I’ve always had a soft spot in my heart for musicians who have no concept of the term “excess”. Arcade Fire spring to mind as well as Kanye West. They have such monumental ambitions that it would be beyond absurd to try and tell them to chill out and try to achieve something more realistic. And they always manage to turn those over the top ambitions into glorious music productions. So it should come as absolutely no surprise that I adore Santana and their majestic magnum opus Abraxas.
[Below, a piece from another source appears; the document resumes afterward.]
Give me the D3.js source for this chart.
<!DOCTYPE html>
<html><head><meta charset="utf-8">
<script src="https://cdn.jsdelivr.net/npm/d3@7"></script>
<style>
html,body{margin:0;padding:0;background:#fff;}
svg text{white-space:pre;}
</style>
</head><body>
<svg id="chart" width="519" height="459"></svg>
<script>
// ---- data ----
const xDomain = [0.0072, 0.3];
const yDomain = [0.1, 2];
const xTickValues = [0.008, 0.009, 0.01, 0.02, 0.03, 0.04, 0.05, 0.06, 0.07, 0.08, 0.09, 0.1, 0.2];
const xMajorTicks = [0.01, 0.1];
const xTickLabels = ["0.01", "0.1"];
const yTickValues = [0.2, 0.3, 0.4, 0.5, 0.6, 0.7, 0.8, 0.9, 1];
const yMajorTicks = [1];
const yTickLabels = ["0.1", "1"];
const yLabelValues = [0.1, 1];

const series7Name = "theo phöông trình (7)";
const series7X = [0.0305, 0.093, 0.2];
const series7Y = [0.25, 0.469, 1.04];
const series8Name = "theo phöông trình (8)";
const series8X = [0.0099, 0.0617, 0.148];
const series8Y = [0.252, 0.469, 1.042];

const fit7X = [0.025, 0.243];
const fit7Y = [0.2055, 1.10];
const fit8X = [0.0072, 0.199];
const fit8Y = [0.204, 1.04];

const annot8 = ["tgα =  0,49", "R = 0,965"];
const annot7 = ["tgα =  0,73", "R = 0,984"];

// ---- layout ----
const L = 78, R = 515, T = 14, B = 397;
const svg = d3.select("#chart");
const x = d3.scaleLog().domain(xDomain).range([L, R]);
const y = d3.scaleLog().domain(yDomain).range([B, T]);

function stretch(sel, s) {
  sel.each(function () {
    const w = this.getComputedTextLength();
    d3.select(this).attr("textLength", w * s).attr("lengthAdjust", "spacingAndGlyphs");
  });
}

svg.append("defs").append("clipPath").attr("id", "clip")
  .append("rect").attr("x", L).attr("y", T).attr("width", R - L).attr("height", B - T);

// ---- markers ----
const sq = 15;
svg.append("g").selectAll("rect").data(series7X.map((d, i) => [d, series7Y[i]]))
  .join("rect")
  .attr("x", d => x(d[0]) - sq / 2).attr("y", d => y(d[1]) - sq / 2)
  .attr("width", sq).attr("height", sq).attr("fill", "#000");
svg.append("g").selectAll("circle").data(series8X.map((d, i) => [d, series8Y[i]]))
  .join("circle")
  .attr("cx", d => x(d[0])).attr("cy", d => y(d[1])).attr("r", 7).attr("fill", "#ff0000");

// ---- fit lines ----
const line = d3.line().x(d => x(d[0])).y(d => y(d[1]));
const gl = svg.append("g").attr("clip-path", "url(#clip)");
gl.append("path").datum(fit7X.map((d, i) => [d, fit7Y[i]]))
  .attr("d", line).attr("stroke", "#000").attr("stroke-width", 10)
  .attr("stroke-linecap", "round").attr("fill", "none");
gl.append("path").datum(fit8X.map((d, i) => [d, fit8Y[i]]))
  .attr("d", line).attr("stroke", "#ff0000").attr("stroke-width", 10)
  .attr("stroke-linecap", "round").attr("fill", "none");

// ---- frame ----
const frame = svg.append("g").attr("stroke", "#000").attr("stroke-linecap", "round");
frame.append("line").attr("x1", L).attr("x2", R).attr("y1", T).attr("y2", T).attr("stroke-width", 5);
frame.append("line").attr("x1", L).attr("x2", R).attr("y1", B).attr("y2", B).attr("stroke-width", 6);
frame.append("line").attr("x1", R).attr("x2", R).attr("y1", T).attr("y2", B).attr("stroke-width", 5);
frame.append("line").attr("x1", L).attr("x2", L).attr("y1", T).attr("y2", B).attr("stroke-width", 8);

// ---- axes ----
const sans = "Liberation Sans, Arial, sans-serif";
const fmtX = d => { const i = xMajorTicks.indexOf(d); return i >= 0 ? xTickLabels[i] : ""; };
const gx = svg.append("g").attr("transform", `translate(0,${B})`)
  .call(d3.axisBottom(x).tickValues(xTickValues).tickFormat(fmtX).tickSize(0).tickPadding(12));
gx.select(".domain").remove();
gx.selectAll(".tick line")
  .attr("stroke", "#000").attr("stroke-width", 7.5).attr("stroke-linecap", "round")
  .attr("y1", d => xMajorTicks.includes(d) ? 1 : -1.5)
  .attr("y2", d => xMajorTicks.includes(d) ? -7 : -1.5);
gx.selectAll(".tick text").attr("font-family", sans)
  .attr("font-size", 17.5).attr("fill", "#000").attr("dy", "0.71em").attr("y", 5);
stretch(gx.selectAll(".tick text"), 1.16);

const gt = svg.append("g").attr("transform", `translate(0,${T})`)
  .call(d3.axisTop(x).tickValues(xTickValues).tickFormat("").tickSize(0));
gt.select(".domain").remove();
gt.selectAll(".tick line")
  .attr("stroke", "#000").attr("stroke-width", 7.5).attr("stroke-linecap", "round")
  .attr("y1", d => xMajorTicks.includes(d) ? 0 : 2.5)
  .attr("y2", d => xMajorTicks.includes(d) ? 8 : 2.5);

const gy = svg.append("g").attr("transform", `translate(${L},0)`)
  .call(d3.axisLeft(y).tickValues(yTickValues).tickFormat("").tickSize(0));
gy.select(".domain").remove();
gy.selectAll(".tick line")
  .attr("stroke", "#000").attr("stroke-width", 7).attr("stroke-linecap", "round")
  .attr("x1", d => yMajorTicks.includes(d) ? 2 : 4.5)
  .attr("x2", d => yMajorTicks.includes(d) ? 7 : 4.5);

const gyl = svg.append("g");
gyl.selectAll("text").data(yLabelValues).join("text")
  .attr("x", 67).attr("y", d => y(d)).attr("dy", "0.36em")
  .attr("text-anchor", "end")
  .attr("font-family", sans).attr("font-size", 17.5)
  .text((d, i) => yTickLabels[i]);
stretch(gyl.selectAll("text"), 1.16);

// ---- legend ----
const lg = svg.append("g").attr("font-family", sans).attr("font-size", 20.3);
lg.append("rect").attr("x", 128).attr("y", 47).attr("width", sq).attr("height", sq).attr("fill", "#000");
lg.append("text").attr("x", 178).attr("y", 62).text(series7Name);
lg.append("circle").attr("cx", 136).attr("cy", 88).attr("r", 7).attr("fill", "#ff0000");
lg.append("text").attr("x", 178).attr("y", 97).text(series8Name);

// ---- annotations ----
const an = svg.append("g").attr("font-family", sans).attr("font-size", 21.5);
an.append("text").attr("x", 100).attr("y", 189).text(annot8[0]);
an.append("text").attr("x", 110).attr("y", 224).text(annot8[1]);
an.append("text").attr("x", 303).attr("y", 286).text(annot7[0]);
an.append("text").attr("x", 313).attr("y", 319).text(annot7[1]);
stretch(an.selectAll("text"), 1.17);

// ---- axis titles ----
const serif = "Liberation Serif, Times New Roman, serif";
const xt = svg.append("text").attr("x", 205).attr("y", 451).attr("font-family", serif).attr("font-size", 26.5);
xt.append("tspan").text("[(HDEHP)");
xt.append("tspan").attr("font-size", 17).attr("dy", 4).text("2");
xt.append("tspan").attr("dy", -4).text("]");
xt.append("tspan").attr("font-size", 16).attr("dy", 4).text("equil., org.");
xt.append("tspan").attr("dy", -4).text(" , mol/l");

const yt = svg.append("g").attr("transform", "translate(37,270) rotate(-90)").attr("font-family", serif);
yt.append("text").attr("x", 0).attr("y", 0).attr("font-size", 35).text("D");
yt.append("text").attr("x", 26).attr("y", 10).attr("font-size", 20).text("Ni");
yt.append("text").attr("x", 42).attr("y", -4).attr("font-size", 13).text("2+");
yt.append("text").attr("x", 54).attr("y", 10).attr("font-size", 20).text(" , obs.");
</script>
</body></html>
Generations of future prog-rockers owe so much to this album’s existence even though I would never call this album prog-rock. Yet, with such significant fuses of psycadelia mixed over very extended instrumental solos and high-concept subject matter, this album almost lays the ground work for the entire prog movement. Despite the fact that there are often vocals on the album, it would not be incorrect to state that the vast majority of the album is simply the band playing their instruments and setting the mood and theme of the album through sheer instrumental wizardry. This will come as a shock to anyone who isn’t familiar with anything from the album other than it’s two biggest hits “Oye Como Va” and “Black Magic Woman” which are more conventional (but no less awesome) Latin rock songs. If you listen to this entire album and don’t come to the conclusion that Carlos Santana is simply one of the most gifted men to ever pick up a guitar, then you need to get your ears checked. He makes that guitar talk like no other. Round it out with so many jazz flourishes from time signature and rhythm changes and the latin percussion use that is prevalent throughout (I’ve never enjoyed bongos so much), and you have an album that is just exploding with different musical styles that are all done just absolutely incredibly well.
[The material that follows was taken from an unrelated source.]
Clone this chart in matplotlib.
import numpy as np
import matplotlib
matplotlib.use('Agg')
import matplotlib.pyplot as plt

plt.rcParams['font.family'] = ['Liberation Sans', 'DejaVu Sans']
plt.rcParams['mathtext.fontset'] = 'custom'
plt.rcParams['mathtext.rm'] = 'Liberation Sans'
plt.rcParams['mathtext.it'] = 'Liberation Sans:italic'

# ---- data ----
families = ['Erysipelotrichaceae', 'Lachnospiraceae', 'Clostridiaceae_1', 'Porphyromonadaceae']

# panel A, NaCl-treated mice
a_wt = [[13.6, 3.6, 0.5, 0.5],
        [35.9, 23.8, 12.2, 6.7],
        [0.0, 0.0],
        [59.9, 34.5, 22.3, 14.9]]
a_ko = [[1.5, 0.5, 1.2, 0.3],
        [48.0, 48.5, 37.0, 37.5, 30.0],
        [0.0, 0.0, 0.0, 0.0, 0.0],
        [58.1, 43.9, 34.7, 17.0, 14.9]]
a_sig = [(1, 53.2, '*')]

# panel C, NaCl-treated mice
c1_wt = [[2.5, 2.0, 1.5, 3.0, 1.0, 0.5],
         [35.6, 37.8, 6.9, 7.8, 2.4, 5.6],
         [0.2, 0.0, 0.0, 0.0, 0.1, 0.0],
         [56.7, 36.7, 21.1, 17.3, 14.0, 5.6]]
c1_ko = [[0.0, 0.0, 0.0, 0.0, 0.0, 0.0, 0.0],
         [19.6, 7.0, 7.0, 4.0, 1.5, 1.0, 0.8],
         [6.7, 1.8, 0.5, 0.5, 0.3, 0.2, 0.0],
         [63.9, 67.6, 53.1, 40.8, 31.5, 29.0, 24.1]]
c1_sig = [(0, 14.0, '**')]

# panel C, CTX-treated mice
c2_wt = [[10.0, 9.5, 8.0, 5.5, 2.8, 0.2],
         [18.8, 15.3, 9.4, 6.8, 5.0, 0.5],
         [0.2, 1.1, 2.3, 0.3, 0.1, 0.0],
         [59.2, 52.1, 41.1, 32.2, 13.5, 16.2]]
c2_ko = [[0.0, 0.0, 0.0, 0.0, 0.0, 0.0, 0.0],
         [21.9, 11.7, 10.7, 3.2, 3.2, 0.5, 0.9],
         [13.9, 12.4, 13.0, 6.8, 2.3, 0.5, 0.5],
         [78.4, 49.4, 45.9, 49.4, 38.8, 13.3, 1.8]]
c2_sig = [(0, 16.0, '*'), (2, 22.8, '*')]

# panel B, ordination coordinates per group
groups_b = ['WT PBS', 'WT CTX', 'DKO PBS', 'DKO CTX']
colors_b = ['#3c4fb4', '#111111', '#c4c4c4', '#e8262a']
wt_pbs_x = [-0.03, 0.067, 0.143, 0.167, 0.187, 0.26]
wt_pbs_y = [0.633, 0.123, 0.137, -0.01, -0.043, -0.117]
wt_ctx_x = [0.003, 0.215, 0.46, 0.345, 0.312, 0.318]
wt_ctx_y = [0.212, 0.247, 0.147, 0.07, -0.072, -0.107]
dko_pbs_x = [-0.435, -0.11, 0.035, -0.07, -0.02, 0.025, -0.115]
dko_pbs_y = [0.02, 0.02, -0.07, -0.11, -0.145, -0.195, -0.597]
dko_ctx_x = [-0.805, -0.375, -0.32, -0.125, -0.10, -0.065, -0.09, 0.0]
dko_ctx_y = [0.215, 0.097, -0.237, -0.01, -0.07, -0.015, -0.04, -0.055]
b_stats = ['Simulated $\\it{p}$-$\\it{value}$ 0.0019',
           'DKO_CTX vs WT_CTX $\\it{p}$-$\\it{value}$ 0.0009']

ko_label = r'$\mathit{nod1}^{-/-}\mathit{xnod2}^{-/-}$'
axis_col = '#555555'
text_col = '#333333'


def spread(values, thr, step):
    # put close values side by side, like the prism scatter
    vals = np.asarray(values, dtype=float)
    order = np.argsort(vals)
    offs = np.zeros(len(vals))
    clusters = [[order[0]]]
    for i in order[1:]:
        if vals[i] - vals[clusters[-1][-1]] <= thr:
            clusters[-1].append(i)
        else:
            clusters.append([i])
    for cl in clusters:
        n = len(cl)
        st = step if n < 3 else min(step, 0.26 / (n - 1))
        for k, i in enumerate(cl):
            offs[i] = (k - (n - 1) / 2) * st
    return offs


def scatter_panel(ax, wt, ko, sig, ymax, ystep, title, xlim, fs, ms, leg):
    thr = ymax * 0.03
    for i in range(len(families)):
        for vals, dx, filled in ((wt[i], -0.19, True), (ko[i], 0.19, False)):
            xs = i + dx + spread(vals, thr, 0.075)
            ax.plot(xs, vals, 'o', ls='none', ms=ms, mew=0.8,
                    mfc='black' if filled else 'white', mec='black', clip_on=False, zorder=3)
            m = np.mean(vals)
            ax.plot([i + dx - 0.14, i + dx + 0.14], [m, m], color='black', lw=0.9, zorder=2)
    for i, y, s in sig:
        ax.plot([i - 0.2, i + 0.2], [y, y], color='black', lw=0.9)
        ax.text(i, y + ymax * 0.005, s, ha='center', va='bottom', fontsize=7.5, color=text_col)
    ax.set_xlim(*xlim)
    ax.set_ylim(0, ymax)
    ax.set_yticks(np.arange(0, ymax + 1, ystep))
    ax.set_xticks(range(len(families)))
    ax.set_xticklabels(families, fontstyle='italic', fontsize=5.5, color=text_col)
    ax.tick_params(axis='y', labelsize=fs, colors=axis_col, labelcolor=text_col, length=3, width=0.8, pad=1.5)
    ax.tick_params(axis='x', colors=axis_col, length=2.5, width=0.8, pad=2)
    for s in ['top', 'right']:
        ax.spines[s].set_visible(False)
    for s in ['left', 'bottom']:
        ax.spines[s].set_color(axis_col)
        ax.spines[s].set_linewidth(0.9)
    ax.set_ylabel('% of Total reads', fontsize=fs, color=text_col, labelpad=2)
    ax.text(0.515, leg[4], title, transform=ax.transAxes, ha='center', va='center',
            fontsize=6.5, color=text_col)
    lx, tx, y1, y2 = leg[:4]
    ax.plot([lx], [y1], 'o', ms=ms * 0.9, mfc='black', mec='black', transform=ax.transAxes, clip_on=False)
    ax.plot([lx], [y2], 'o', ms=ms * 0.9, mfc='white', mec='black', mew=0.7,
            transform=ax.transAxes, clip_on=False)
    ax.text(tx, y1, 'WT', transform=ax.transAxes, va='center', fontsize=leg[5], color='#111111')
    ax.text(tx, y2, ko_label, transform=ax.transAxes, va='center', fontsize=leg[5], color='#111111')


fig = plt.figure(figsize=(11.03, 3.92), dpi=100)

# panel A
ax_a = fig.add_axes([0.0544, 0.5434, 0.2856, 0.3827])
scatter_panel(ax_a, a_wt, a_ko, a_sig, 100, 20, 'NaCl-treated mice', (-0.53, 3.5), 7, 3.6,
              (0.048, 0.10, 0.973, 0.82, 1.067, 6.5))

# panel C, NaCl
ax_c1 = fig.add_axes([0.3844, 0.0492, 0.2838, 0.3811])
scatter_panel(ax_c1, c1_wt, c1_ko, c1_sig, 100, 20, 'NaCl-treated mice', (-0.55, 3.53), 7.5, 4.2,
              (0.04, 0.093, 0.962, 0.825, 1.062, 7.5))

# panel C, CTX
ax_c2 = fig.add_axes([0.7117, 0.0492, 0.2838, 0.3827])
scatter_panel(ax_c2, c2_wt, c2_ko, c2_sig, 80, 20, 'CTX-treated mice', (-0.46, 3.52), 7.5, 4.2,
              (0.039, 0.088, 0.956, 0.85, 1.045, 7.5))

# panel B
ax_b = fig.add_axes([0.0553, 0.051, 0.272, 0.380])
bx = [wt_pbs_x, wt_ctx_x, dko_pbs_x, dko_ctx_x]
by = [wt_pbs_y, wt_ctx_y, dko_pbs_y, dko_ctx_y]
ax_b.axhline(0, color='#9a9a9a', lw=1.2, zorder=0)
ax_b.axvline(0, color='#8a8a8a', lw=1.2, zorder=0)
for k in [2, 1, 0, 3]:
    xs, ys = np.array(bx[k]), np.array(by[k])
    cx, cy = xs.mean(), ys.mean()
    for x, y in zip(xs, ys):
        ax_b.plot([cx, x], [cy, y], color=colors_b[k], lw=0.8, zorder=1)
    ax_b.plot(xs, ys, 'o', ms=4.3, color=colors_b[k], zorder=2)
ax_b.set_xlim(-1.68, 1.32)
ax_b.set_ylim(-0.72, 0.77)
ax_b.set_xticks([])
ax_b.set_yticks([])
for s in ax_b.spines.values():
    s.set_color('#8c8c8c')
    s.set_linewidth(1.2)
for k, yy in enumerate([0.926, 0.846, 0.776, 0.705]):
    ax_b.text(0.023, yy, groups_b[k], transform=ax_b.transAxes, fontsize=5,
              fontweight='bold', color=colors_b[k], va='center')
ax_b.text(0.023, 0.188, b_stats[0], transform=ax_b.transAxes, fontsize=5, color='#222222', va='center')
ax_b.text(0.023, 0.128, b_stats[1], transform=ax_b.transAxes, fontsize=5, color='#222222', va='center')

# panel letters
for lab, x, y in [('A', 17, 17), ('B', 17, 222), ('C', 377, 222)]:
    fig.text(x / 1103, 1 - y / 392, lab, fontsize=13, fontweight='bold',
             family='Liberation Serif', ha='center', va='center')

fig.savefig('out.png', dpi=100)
If you enjoy Jazz, rock, Prog, or latin music, you owe it to yourself to check this out. Through creative compositions and a definitively unique sound, Santana created one of the premiere jam albums of the 1970′s. Honestly, the only thing that keeps this album from perfection for me is that I wish they had used vocals even less than they did and simply explored the emotional soundscape that they could have created just with their instruments because that is where I feel their strengths truly lie. This is one of those albums that jumps right out at you and says “I am to be taken seriously.” I know I do.